Zulip Chat Archive

Stream: general

Topic: nat again


Reid Barton (Aug 12 2020 at 16:51):

What's the state of the art for proving goals like

example {n : } (i j : fin n) (h : i < j) :
  n = i + (j - i + 1 + (n - 1 - j)) :=
begin
  admit,
end

Alex J. Best (Aug 12 2020 at 16:57):

I don't know about state of the art, but moving everything to nat then omega seems a general strategy.

example {n : } (i j : fin n) (h : i < j) :
  n = i + (j - i + 1 + (n - 1 - j)) :=
begin
  cases i,
  cases j,
  dsimp,
  change i_val < j_val at h,
  omega,
end

Alex J. Best (Aug 12 2020 at 16:59):

I guess you want a tactic like zify to take goals about fin to goals about nat with various bounds so omega can do its thing?

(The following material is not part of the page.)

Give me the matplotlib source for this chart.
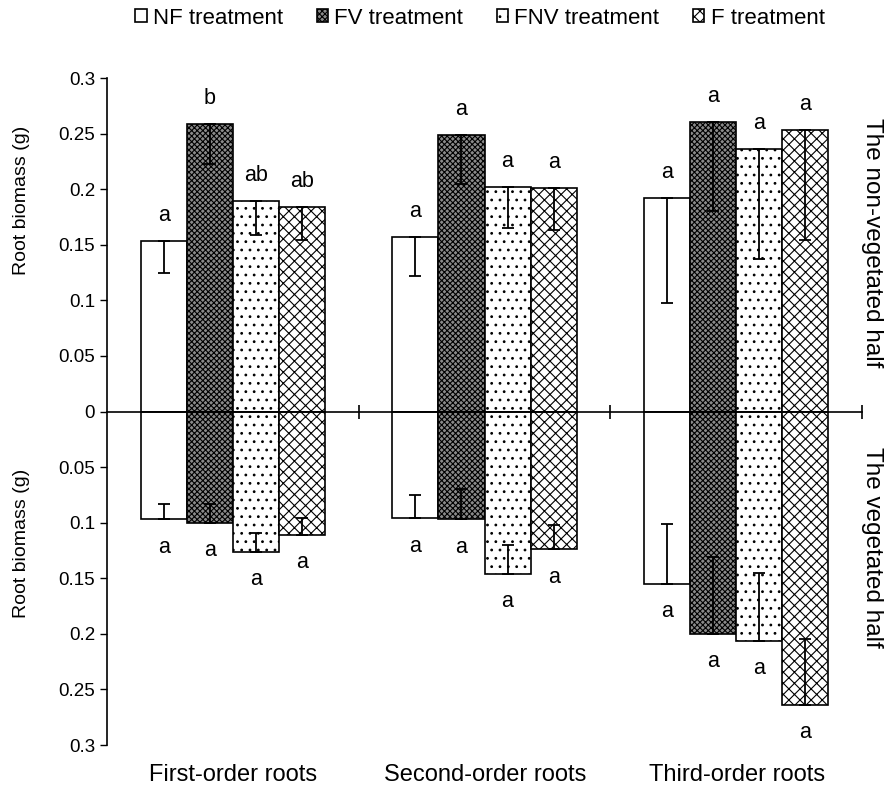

Kevin Buzzard (Aug 12 2020 at 16:59):

import tactic

example {n : } (i j : fin n) (h : i < j) :
  n = i + (j - i + 1 + (n - 1 - j)) :=
begin
  cases i; cases j, dsimp at *,
  have h2 : i_val < j_val := h,
  -- omega fails here
  clear h,
  omega, -- works here
end

omega is sort of like an old car, if you use it a fair amount then you learn some of the tricks and you can get things out of it, but there's an issue where there's a list of problems it has.

Reid Barton (Aug 12 2020 at 17:00):

Thanks, I definitely don't have the habit of using omega yet.

Kevin Buzzard (Aug 12 2020 at 17:03):

It works best if you have cleared all other hypotheses and made sure every natural is in a sensible form.